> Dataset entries
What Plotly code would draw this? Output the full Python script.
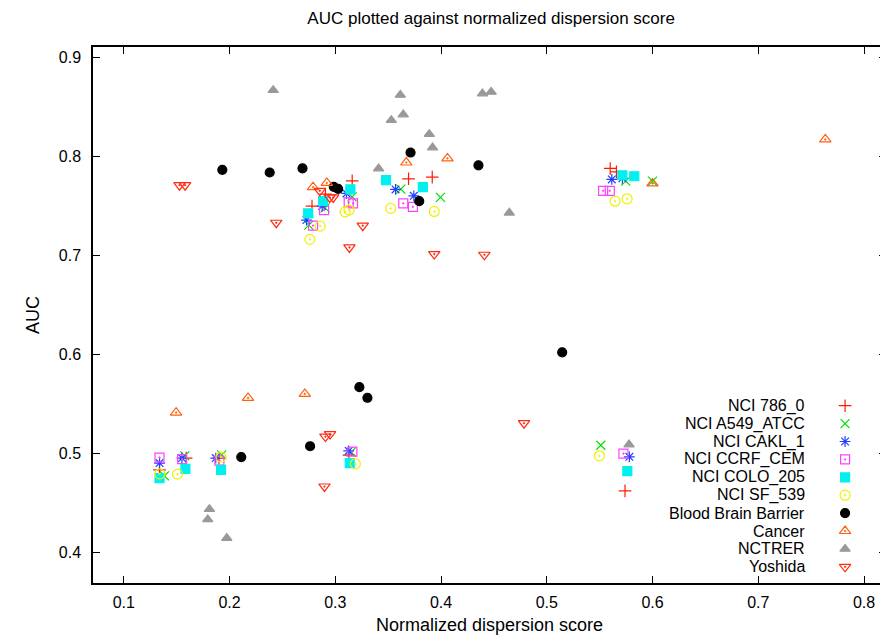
import plotly.graph_objects as go

# ---------------- data ----------------
nci786_x = [0.316, 0.2907, 0.278, 0.3693, 0.3917, 0.560, 0.5659, 0.1338, 0.159, 0.190, 0.313, 0.574]
nci786_y = [0.7754, 0.762, 0.7498, 0.7774, 0.7791, 0.7879, 0.7844, 0.4831, 0.495, 0.495, 0.498, 0.4619]

a549_x = [0.3159, 0.2904, 0.275, 0.362, 0.3995, 0.5747, 0.600, 0.1385, 0.1577, 0.1926, 0.315, 0.5511]
a549_y = [0.7592, 0.748, 0.7306, 0.767, 0.7586, 0.775, 0.775, 0.477, 0.4973, 0.4983, 0.501, 0.508]

cakl_x = [0.3106, 0.2876, 0.2728, 0.357, 0.3743, 0.5615, 0.5715, 0.1338, 0.155, 0.187, 0.3127, 0.5781]
cakl_y = [0.7626, 0.7498, 0.7357, 0.7667, 0.7602, 0.7768, 0.778, 0.490, 0.495, 0.495, 0.5023, 0.4963]

ccrf_x = [0.3127, 0.3168, 0.2894, 0.279, 0.3643, 0.3734, 0.5533, 0.5596, 0.1338, 0.1552, 0.1904, 0.3162, 0.5725]
ccrf_y = [0.7535, 0.7525, 0.7458, 0.730, 0.7525, 0.749, 0.7653, 0.7653, 0.4955, 0.494, 0.4925, 0.5016, 0.4996]

colo_x = [0.3143, 0.2885, 0.2744, 0.348, 0.3828, 0.5715, 0.5828, 0.1338, 0.1583, 0.192, 0.3137, 0.5762]
colo_y = [0.7667, 0.755, 0.7424, 0.776, 0.769, 0.781, 0.780, 0.4747, 0.4841, 0.4831, 0.490, 0.4818]

sf539_x = [0.3093, 0.313, 0.2857, 0.276, 0.3524, 0.3936, 0.5646, 0.576, 0.134, 0.1508, 0.192, 0.319, 0.5498]
sf539_y = [0.744, 0.7458, 0.7296, 0.7162, 0.7475, 0.7444, 0.7548, 0.7572, 0.4791, 0.4788, 0.496, 0.4892, 0.4973]

bbb_x = [0.1932, 0.238, 0.269, 0.2986, 0.3027, 0.3712, 0.4354, 0.3794, 0.3228, 0.3304, 0.2762, 0.2111, 0.5146]
bbb_y = [0.7865, 0.7838, 0.788, 0.7693, 0.7673, 0.804, 0.791, 0.7548, 0.5667, 0.556, 0.507, 0.496, 0.602]

cancer_x = [0.279, 0.292, 0.3672, 0.4061, 0.600, 0.7634, 0.1495, 0.2175, 0.2712]
cancer_y = [0.769, 0.7733, 0.7939, 0.798, 0.7727, 0.8172, 0.541, 0.5558, 0.5599]

nctrer_x = [0.2413, 0.3410, 0.3615, 0.4392, 0.4474, 0.353, 0.3643, 0.3889, 0.392, 0.4646, 0.181, 0.1794, 0.1974, 0.5778]
nctrer_y = [0.867, 0.7878, 0.8622, 0.8636, 0.8653, 0.8367, 0.8424, 0.8225, 0.809, 0.743, 0.4434, 0.433, 0.4141, 0.5087]

yoshida_x = [0.1527, 0.158, 0.2854, 0.2948, 0.298, 0.2442, 0.326, 0.3134, 0.3936, 0.441, 0.2907, 0.2951, 0.2898, 0.4785]
yoshida_y = [0.771, 0.771, 0.7653, 0.7586, 0.7586, 0.733, 0.730, 0.708, 0.7013, 0.7006, 0.5168, 0.5193, 0.4663, 0.5303]

x_ticks = [0.1, 0.2, 0.3, 0.4, 0.5, 0.6, 0.7, 0.8]
y_ticks = [0.4, 0.5, 0.6, 0.7, 0.8, 0.9]

series = [
    ("NCI 786_0", nci786_x, nci786_y, "cross-thin-open", "#ff1a00", 9),
    ("NCI A549_ATCC", a549_x, a549_y, "x-thin-open", "#00e000", 9),
    ("NCI CAKL_1", cakl_x, cakl_y, "asterisk-open", "#2040ff", 9),
    ("NCI CCRF_CEM", ccrf_x, ccrf_y, "square-open-dot", "#ff40ff", 9),
    ("NCI COLO_205", colo_x, colo_y, "square", "#00f0f0", 9),
    ("NCI SF_539", sf539_x, sf539_y, "circle-open-dot", "#f0f000", 10),
    ("Blood Brain Barrier", bbb_x, bbb_y, "circle", "#000000", 9),
    ("Cancer", cancer_x, cancer_y, "triangle-up-open-dot", "#ff6010", 10),
    ("NCTRER", nctrer_x, nctrer_y, "triangle-up", "#999999", 9),
    ("Yoshida", yoshida_x, yoshida_y, "triangle-down-open-dot", "#ff2a10", 10),
]

FONT = "Liberation Sans, Arial, Helvetica, sans-serif"

fig = go.Figure()
for name, xs, ys, sym, col, sz in series:
    fig.add_trace(go.Scatter(
        x=xs, y=ys, mode="markers", name=name, showlegend=False,
        marker=dict(symbol=sym, size=sz, color=col, line=dict(color=col, width=1.2)),
    ))

# gnuplot-style key: right-aligned text with the symbol to its right
key_top, key_step = 0.3308, 0.0334
for i, (name, xs, ys, sym, col, sz) in enumerate(series):
    ky = key_top - i * key_step
    fig.add_trace(go.Scatter(
        x=[0.9484], y=[ky], xaxis="x2", yaxis="y2", mode="markers", showlegend=False,
        marker=dict(symbol=sym, size=sz, color=col, line=dict(color=col, width=1.2)),
        hoverinfo="skip",
    ))
    fig.add_annotation(x=0.9006, y=ky, xref="x2", yref="y2", text=name,
                       showarrow=False, xanchor="right", yanchor="middle",
                       font=dict(family=FONT, size=16, color="black"))

axis_common = dict(showline=True, linecolor="black", linewidth=1.5, mirror="ticks",
                   ticks="inside", ticklen=7, tickwidth=1, tickcolor="black",
                   showgrid=False, zeroline=False,
                   tickfont=dict(family=FONT, size=16, color="black"))

# the page body has an 8px margin, so the figure is sized to the visible window
fig.update_layout(
    width=880, height=631,
    margin=dict(l=85, r=0, t=39, b=56),
    plot_bgcolor="white", paper_bgcolor="white",
    title=dict(text="AUC plotted against normalized dispersion score",
               x=0.549, xanchor="center", y=0.984, yanchor="middle",
               font=dict(family=FONT, size=17, color="black")),
    xaxis=dict(range=[0.0709, 0.8208], tickvals=x_ticks, ticktext=[str(v) for v in x_ticks],
               ticklabelstandoff=4,
               title=dict(text="Normalized dispersion score", standoff=8,
                          font=dict(family=FONT, size=18, color="black")),
               **axis_common),
    yaxis=dict(range=[0.3687, 0.9107], tickvals=y_ticks, ticktext=[str(v) for v in y_ticks],
               ticklabelstandoff=7,
               title=dict(text="AUC", standoff=14,
                          font=dict(family=FONT, size=18, color="black")),
               **axis_common),
    xaxis2=dict(overlaying="x", range=[0, 1], visible=False),
    yaxis2=dict(overlaying="y", range=[0, 1], visible=False),
)

fig.write_html("out.html")
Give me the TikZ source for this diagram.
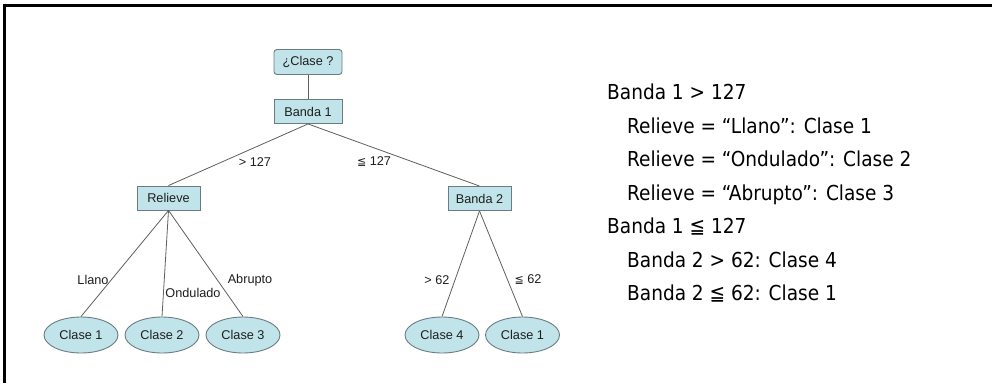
\documentclass[tikz,border=0pt]{standalone}
\usepackage{fontspec}
\usetikzlibrary{shapes.geometric}
\setmainfont{Liberation Sans}
\newfontfamily\rulefont{DejaVu Sans Condensed}
\newfontfamily\symfont{DejaVu Sans}
\definecolor{nodefill}{RGB}{193,228,234}
\definecolor{nodeedge}{RGB}{105,125,128}
\definecolor{edgeline}{RGB}{95,95,95}
\definecolor{labeltext}{RGB}{30,30,30}
\begin{document}
\begin{tikzpicture}[x=1pt,y=-1pt,
  treefont/.style={font=\fontsize{12.7}{14}\selectfont, text=labeltext},
  rootbox/.style={treefont, draw=nodeedge, fill=nodefill, line width=0.9pt,
    rounded corners=3pt, minimum width=68pt, minimum height=25pt, inner sep=0pt},
  testbox/.style={treefont, draw=nodeedge, fill=nodefill, line width=0.9pt,
    minimum width=63pt, minimum height=24pt, inner sep=0pt},
  leafnode/.style={treefont, ellipse, draw=nodeedge, fill=nodefill, line width=0.9pt,
    minimum width=74pt, minimum height=36pt, inner sep=0pt},
  branch/.style={draw=edgeline, line width=0.8pt},
  cond/.style={treefont, inner sep=0pt},
  ruleline/.style={anchor=base west, inner sep=0pt,
    font=\rulefont\fontsize{20.6}{23}\selectfont, text=black}]
\useasboundingbox (0,0) rectangle (992,383);
\fill[white] (0,0) rectangle (992,383);
% frame: top and left rules
\draw[line width=3.3pt] (4.4,383) -- (4.4,5.6) -- (992,5.6);

% tree nodes
\node[rootbox] (q) at (308,62) {¿Clase ?};
\node[testbox, minimum width=68pt] (b1) at (308,111.5) {Banda 1};
\node[testbox] (rel) at (168.5,198) {Relieve};
\node[testbox] (b2) at (479.5,198.5) {Banda 2};
\node[leafnode] (c1) at (81,335) {Clase 1};
\node[leafnode] (c2) at (162,335) {Clase 2};
\node[leafnode] (c3) at (243,335) {Clase 3};
\node[leafnode] (c4) at (442,335) {Clase 4};
\node[leafnode] (c5) at (522.5,335) {Clase 1};

% branches
\draw[branch] (q.south) -- (b1.north);
\draw[branch] (b1.south) -- (rel.north);
\draw[branch] (b1.south) -- (b2.north);
\draw[branch] (rel.south) -- (c1.north);
\draw[branch] (rel.south) -- (c2.north);
\draw[branch] (rel.south) -- (c3.north);
\draw[branch] (b2.south) -- (c4.north);
\draw[branch] (b2.south) -- (c5.north);

% branch conditions
\node[cond] (l1) at (255,162) {> 127};
\node[cond] (l2) at (374,162) {{\symfont\fontsize{11}{13}\selectfont ≦} 127};
\node[cond] (l3) at (93,280) {Llano};
\node[cond] (l4) at (193,293) {Ondulado};
\node[cond] (l5) at (250,280) {Abrupto};
\node[cond] (l6) at (437,280) {> 62};
\node[cond] (l7) at (528,280) {{\symfont\fontsize{11}{13}\selectfont ≦} 62};

% rules read from the tree
\node[ruleline] (r1) at (607,99) {Banda 1 > 127};
\node[ruleline] (r2) at (627,133) {Relieve = “Llano”: Clase 1};
\node[ruleline] (r3) at (627,166.5) {Relieve = “Ondulado”: Clase 2};
\node[ruleline] (r4) at (627,200) {Relieve = “Abrupto”: Clase 3};
\node[ruleline] (r5) at (607,233.5) {Banda 1 ≦ 127};
\node[ruleline] (r6) at (627,267) {Banda 2 > 62: Clase 4};
\node[ruleline] (r7) at (627,300) {Banda 2 ≦ 62: Clase 1};
\end{tikzpicture}
\end{document}
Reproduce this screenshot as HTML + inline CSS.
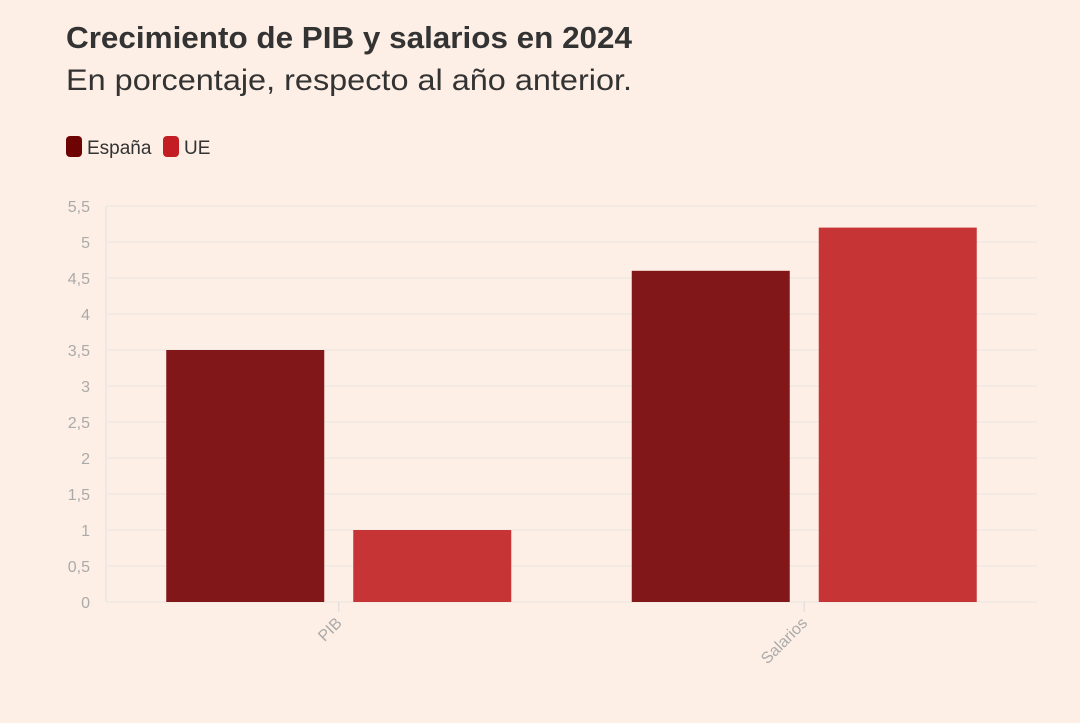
<!DOCTYPE html>
<html><head><meta charset="utf-8"><style>
body{margin:0;background:#fdefe5;width:1080px;height:718px;overflow:hidden;font-family:"Liberation Sans",sans-serif}
</style></head><body>
<svg width="1080" height="718">
<rect width="1080" height="718" fill="#fdefe5"/>
<text x="66" y="48" font-size="31" font-weight="bold" fill="#333" textLength="566" lengthAdjust="spacingAndGlyphs">Crecimiento de PIB y salarios en 2024</text>
<text x="66" y="90" font-size="30" fill="#333" textLength="566" lengthAdjust="spacingAndGlyphs">En porcentaje, respecto al año anterior.</text>
<g>
<rect x="66" y="136" width="16" height="21" rx="4" fill="#6e0303"/>
<text x="87" y="154" font-size="19" fill="#333">España</text>
<rect x="163" y="136" width="16" height="21" rx="4" fill="#c41e25"/>
<text x="184" y="154" font-size="19" fill="#333">UE</text>
</g>
<g id="plot"></g>
</svg>
<script>
const categories=["PIB","Salarios"];
const espana=[3.5,4.6];
const ue=[1.0,5.2];
const yTicks=[0,0.5,1,1.5,2,2.5,3,3.5,4,4.5,5,5.5];
const yTickLabels=["0","0,5","1","1,5","2","2,5","3","3,5","4","4,5","5","5,5"];
const X0=106,X1=1037,Y0=602,Y1=206,YMAX=5.5;
const y=v=>Y0-(v/YMAX)*(Y0-Y1);
const band=(X1-X0)/categories.length;
const ns="http://www.w3.org/2000/svg";
const g=document.getElementById('plot');
function mk(t,a){const e=document.createElementNS(ns,t);for(const k in a)e.setAttribute(k,a[k]);g.appendChild(e);return e;}
yTicks.forEach((t,i)=>{
 const l=mk('line',{x1:X0,x2:X1,y1:y(t),y2:y(t),stroke:'#f0e8e4','stroke-width':1.5});
 
 
 const tx=mk('text',{x:90,y:y(t)+6,'text-anchor':'end','font-size':16,fill:'#aaa'});
 tx.textContent=yTickLabels[i];
 
 
});
const ax=mk('line',{x1:X0,x2:X0,y1:Y1,y2:Y0,stroke:'#ebe6e6','stroke-width':1.5});


const bw=158,gap=29;
categories.forEach((c,i)=>{
 const cx=X0+band*(i+0.5);
 const left=cx-gap/2-bw;
 [[espana[i],left,'#82171a','espana'],[ue[i],cx+gap/2,'#c73435','ue']].forEach(([v,x,col,n])=>{
  const r=mk('rect',{x:x,y:y(v),width:bw,height:Y0-y(v),fill:col});
  
  
 });
 const tk=mk('line',{x1:cx,x2:cx,y1:Y0,y2:Y0+10,stroke:'#e4e0e0','stroke-width':1.5});
 
 
 const t=mk('text',{x:cx+4,y:Y0+22,'text-anchor':'end','font-size':16,fill:'#aaa',transform:`rotate(-45 ${cx+4} ${Y0+22})`});
 t.textContent=c;
 
 
});
</script>
</body></html>
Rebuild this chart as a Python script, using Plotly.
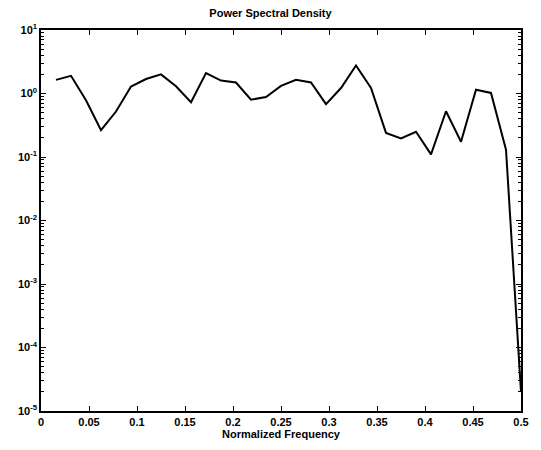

> TASK
Reproduce the lines above starting at the one with "Give me the TikZ source for this diagram." and ending at the one with "(4.4,5.6) -- (992,5.6);", both included, exactly and with no pictures.

> FINAL ANSWER
Give me the TikZ source for this diagram.
\documentclass[tikz,border=0pt]{standalone}
\usepackage{fontspec}
\usetikzlibrary{shapes.geometric}
\setmainfont{Liberation Sans}
\newfontfamily\rulefont{DejaVu Sans Condensed}
\newfontfamily\symfont{DejaVu Sans}
\definecolor{nodefill}{RGB}{193,228,234}
\definecolor{nodeedge}{RGB}{105,125,128}
\definecolor{edgeline}{RGB}{95,95,95}
\definecolor{labeltext}{RGB}{30,30,30}
\begin{document}
\begin{tikzpicture}[x=1pt,y=-1pt,
  treefont/.style={font=\fontsize{12.7}{14}\selectfont, text=labeltext},
  rootbox/.style={treefont, draw=nodeedge, fill=nodefill, line width=0.9pt,
    rounded corners=3pt, minimum width=68pt, minimum height=25pt, inner sep=0pt},
  testbox/.style={treefont, draw=nodeedge, fill=nodefill, line width=0.9pt,
    minimum width=63pt, minimum height=24pt, inner sep=0pt},
  leafnode/.style={treefont, ellipse, draw=nodeedge, fill=nodefill, line width=0.9pt,
    minimum width=74pt, minimum height=36pt, inner sep=0pt},
  branch/.style={draw=edgeline, line width=0.8pt},
  cond/.style={treefont, inner sep=0pt},
  ruleline/.style={anchor=base west, inner sep=0pt,
    font=\rulefont\fontsize{20.6}{23}\selectfont, text=black}]
\useasboundingbox (0,0) rectangle (992,383);
\fill[white] (0,0) rectangle (992,383);
% frame: top and left rules
\draw[line width=3.3pt] (4.4,383) -- (4.4,5.6) -- (992,5.6);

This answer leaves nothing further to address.